Sven Tore Holsether, president and chief executive officer of Yara International, has warned that the conflict involving Iran could have severe consequences for global food security, putting up to 10 billion meals a week at risk due to disruptions to fertiliser production and shipping.
Speaking to the BBC, Holsether said hostilities in the Gulf have blocked shipping through the Strait of Hormuz, a critical route for fertilisers and energy, undermining the global supply of nitrogen fertiliser essential for crop production.
“We’re up to half a million tonnes of nitrogen fertiliser not being produced in the world right now,” he said. “That could mean up to 10 billion meals a week that will not be produced as a result of the lack of fertilisers.”
Holsether warned that reduced fertiliser application could cut yields of some crops by as much as 50% in the first season, with the biggest impact falling on poorer countries and smallholder farmers least able to absorb higher input costs.
Strong Q1, but risks building
The warning came just days after Yara reported strong, better‑than‑expected first‑quarter 2026 results, underpinned by favourable nitrogen margins and higher deliveries.

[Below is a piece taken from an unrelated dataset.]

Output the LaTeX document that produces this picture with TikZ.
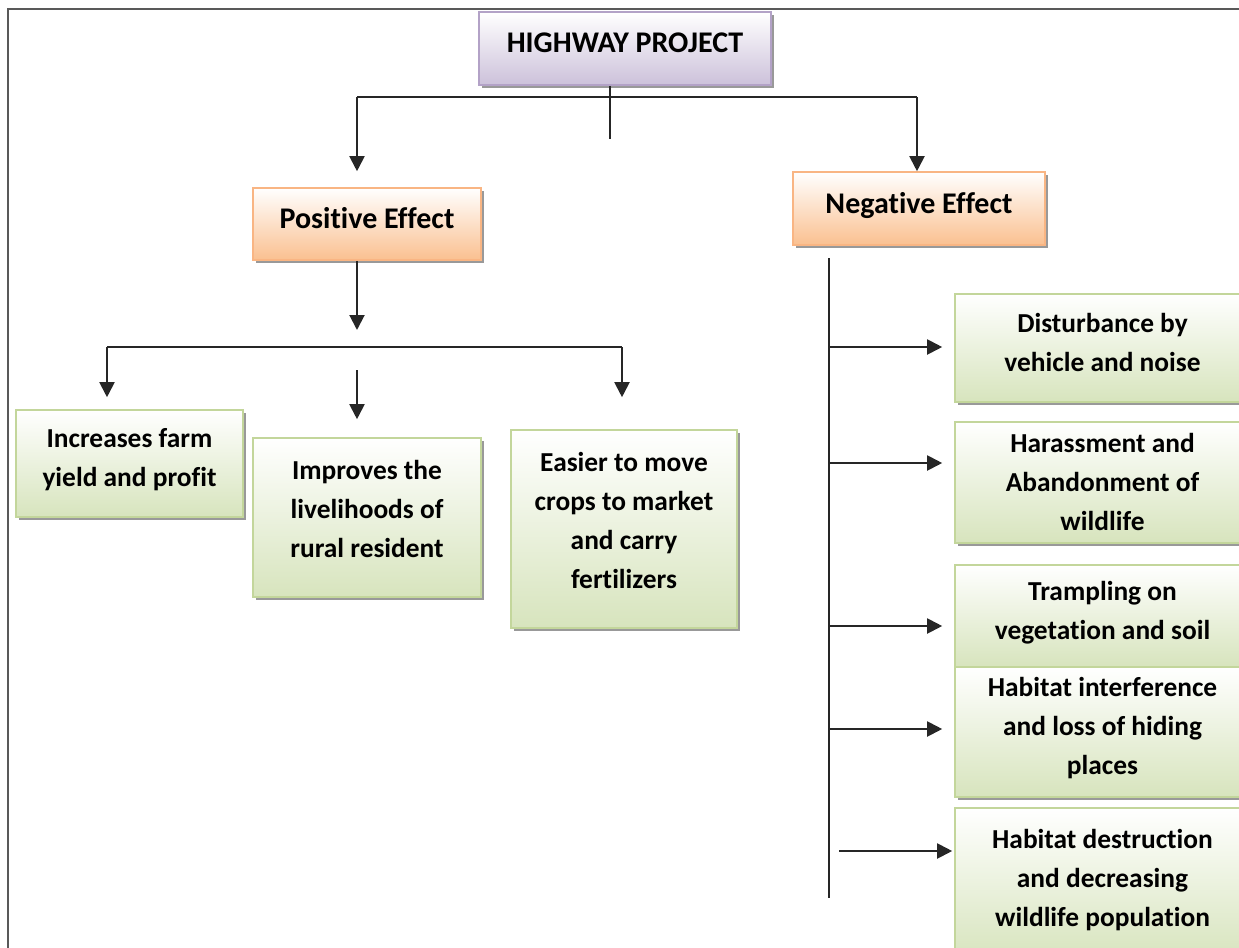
\documentclass[tikz,border=0pt]{standalone}
\usepackage{fontspec}
\setmainfont{Carlito}[Ligatures=NoCommon]
\usetikzlibrary{arrows.meta,shadows}
\definecolor{greenfill}{HTML}{D7E4BD}
\definecolor{greenline}{HTML}{C3D69B}
\definecolor{orangefill}{HTML}{FAC090}
\definecolor{orangeline}{HTML}{F9B583}
\definecolor{purplefill}{HTML}{CCC1DA}
\definecolor{purpleline}{HTML}{B3A2C7}
\definecolor{linegray}{HTML}{262626}
\begin{document}
\begin{tikzpicture}[x=0.5pt, y=-0.5pt,
	box/.style={rectangle, draw, line width=0.8pt, align=center, text depth=6pt, inner sep=2pt, drop shadow={shadow xshift=1.5pt, shadow yshift=-1.5pt, fill=black!40, opacity=1}},
	top style/.style={box, draw=purpleline, top color=white, bottom color=purplefill, font=\fontsize{15}{19.5}\selectfont\bfseries},
	effect style/.style={box, draw=orangeline, top color=white, bottom color=orangefill, font=\fontsize{15}{19.5}\selectfont\bfseries},
	item style/.style={box, draw=greenline, top color=white, bottom color=greenfill, font=\fontsize{13.7}{19.5}\selectfont\bfseries},
	wire/.style={linegray, line width=1pt},
	arr/.style={wire, -{Triangle[width=7.5pt,length=7.5pt]}}]
	\path[use as bounding box, clip] (0,0) rectangle (1239,948);
	\draw[wire, black!65] (8,948) -- (8,9) -- (1239,9);
	\node[top style, minimum width=146pt, minimum height=36.5pt] (H) at (625,48.5) {HIGHWAY PROJECT};
	\node[effect style, minimum width=114pt, minimum height=36pt] (E1) at (367,224) {Positive Effect};
	\node[effect style, minimum width=126pt, minimum height=36.5pt] (E2) at (919,208.5) {Negative Effect};
	\node[item style, minimum width=113.5pt, minimum height=53.5pt] (P1) at (129.5,463.5) {Increases farm\\yield and profit};
	\node[item style, minimum width=114pt, minimum height=79.5pt, text depth=9pt] (P2) at (367,517.5) {Improves the\\livelihoods of\\rural resident};
	\node[item style, minimum width=113pt, minimum height=99pt, text depth=9pt] (P3) at (624,529) {Easier to move\\crops to market\\and carry\\fertilizers};
	\node[item style, minimum width=147.5pt, minimum height=54pt] (N1) at (1102.5,348) {Disturbance by\\vehicle and noise};
	\node[item style, minimum width=147.5pt, minimum height=60.5pt, text depth=1pt] (N2) at (1102.5,482.5) {Harassment and\\Abandonment of\\wildlife};
	\node[item style, minimum width=147.5pt, minimum height=51pt] (N3) at (1102.5,616) {Trampling on\\vegetation and soil};
	\node[item style, minimum width=147.5pt, minimum height=65pt] (N4) at (1102.5,732) {Habitat interference\\and loss of hiding\\places};
	\node[item style, minimum width=147.5pt, minimum height=76pt] (N5) at (1102.5,884) {Habitat destruction\\and decreasing\\wildlife population};
	% project to effects
	\coordinate (stem) at (610,139);
	\coordinate (hl) at (357,97);
	\coordinate (hr) at (917,97);
	\draw[wire] (H.south -| stem) -- (stem);
	\draw[wire] (hl) -- (hr);
	\draw[arr, shorten >=8pt] (hl) -- (E1.north -| hl);
	\draw[arr] (hr) -- (E2.north -| hr);
	% positive side
	\coordinate (ptip) at (357,330);
	\coordinate (bl) at (107,347);
	\coordinate (br) at (622,347);
	\coordinate (bm) at (357,370);
	\draw[arr] (E1.south -| ptip) -- (ptip);
	\draw[wire] (bl) -- (br);
	\draw[arr, shorten >=6pt] (bl) -- (P1.north -| bl);
	\draw[arr, shorten >=9pt] (bm) -- (P2.north -| bm);
	\draw[arr, shorten >=16pt] (br) -- (P3.north -| br);
	% negative side
	\coordinate (nt) at (829,258);
	\coordinate (nb) at (829,898);
	\coordinate (n5) at (839,851);
	\draw[wire] (nt) -- (nb);
	\foreach \n/\y in {N1/347,N2/463,N3/626,N4/729}
	\draw[arr, shorten >=6pt] (nt |- 0,\y) -- (\n.west |- 0,\y);
	\draw[arr, shorten >=1pt] (n5) -- (N5.west |- n5);
\end{tikzpicture}
\end{document}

The Norwegian fertiliser producer posted EBITDA excluding special items of $896m, up 40% year on year, while earnings per share rose 60%. Return on invested capital doubled to 12.2%, exceeding Yara’s through‑the‑cycle target of 10%.
However, management was clear that the first‑quarter performance largely reflects pre‑war market conditions and does not yet capture the full impact of the Middle East conflict, which has disrupted global fertiliser markets since late February.
“The blockage of the Strait of Hormuz disrupts around one‑third of globally traded urea, while also affecting ammonia, phosphates, sulphur and gas,” Holsether said on Yara’s earnings call. Fertiliser prices have risen sharply since the conflict escalated, with global urea prices up 47% since February, compounding pressure from already weak crop prices.
Demand destruction a growing concern
Yara executives stressed that the immediate risk is not production at the company itself, but demand erosion later in the year as higher fertiliser prices collide with stretched farmer economics.
Small reductions in fertiliser use could have outsized yield impacts, particularly in regions where yield response curves are steep. “Those hardest hit will be smallholder farmers in poorer parts of the world,” Holsether said.
CFO Magnus Krogh Ankarstrand said Yara’s operations are currently running “at full speed” and have not experienced major disruptions, supported by ammonia import capabilities and global logistics flexibility. Around 75% of European finished fertiliser production can be maintained using imported ammonia if local gas prices become uneconomic.

Food prices: not yet, but coming
While fertiliser prices have surged, analysts say the impact on consumer food prices is unlikely to be immediate.
“The biggest risk is not immediate,” analysts and agronomists told Reuters, noting that fertiliser price shocks typically take months to filter through planting decisions and into final harvests.
Across Asia, where rice production is dominated by smallholders, decisions taken this planting season will determine yields later in the year. Analysts warn that food price inflation is more likely to emerge towards the end of 2026 or into early 2027, once reduced fertiliser use translates into lower output.
S&P Global analysts have highlighted a growing disconnect between soaring fertiliser prices and lagging crop prices, while the World Food Programme has cautioned that higher input costs are likely to be passed through to food prices next year as supplies tighten.
Commodity‑specific exposure
Analysts say the lagged impact will vary by commodity. Rice in South and Southeast Asia is viewed as most exposed to reduced urea application, wheat markets could face tighter supplies in the 2026/27 season if fertiliser use is cut during autumn planting, while mycoprotein and other fermentation feedstocks may see cost pressure later as higher nitrogen prices filter through upstream agricultural raw materials.